The mask 1 comprises a pair of laces 45 the first ends 46 of which are secured directly or indirectly to the face 2 (preferably to the band 14) at points opposite the chin, the second ends 47 being provided with handgrip or knob 48 for easy gripping. By pulling these outwards from the face, the mask is immediately removed from the user's head without effort, however well it is secured.
The mask 1 can be easily put on by inserting the head between the two lower straps 10. By using the means 15, the seal gasket 4 is loaded sufficiently to enable it to operate correctly. The means 15 enable each strap 8-10 to be tensioned to the appropriate extent, and possibly differently from the other straps 8-10. The particular structure of the gasket in combination with the straps and the adjustment means 15 enables a single gasket 4, ie the mask 1 itself, to be adapted to almost all faces of Indo-European type without it being necessary to use different sizes. This fact allows a substantial reduction in the number of sizes, resulting in considerable economical advantages in that both the mask and the spares stocks to be held are considerably reduced. During breathing, the air to be breathed penetrates into the mask through the device 5 to leave from the ports 26, then before entering the oronasal maskpiece 28 via the valve 29 it grazes the interior of the face shield and in particular the optical surface 7, hence demisting it if necessary. The air which has been breathed out is blocked within the oronasal maskpiece by the valves 29 and can escape from the mask only through the evacuation device 6 by opening the hydraulic valve 24, which being unidirectional always prevents fluids entering from the outside. It is important to note that the air to be breathed never mixes with the air already breathed, and that this latter, being able to leave the oronasal maskpiece 28 only through the valve 24, never reaches the face shield which therefore always remains perfectly demisted and clean, to always allow optimum viewing.
This separation also means that the air breathed is always free of carbon dioxide, which consequently does not stagnate within the mask.
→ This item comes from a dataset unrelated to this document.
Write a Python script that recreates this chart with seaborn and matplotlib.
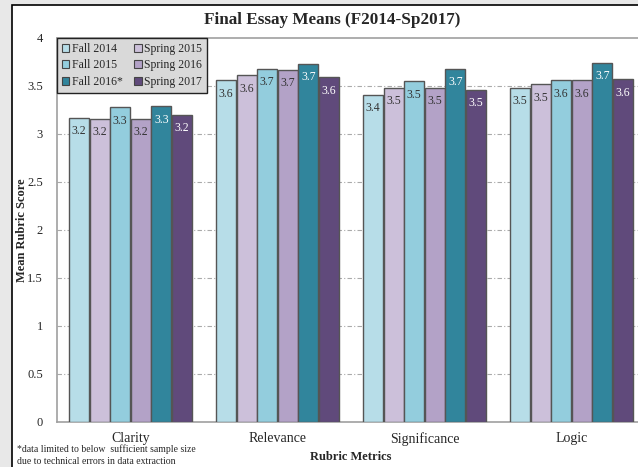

The internal pressure within the mask is substantially equal to the external pressure in that the air to be breathed is fed into the mask from the outside. Consequently the face shield or gasket are never squeezed by pressure excessively against the user's face, who consequently does not tire and is not marked.
The pressure with which the gasket adheres to the face remains substantially at is initial value and as it is distributed over a tendentially large surface (comprising the forehead, the eyes, the mouth and the chin) the mask is very comfortable. If water should however infiltrate, it accumulates by gravity above the evacuation device 6. To expel it, it is necessary merely to introduce into the mask an additional air flow to open the valve 24 and hence expel both the water and the excess air. To compensate this, it is sufficient to lightly press the gasket at the forehead. By operating in this manner the protuberances 34 occlude the user's nostrils so that he can effect compression. on releasing the mask the protuberances 34 become positioned below the nostrils so leaving them free.
The communication means 32 can be active or passive and can be also positioned frontally.
The mask evacuation device 6 can also be connected to a closed circuit apparatus (rebreather).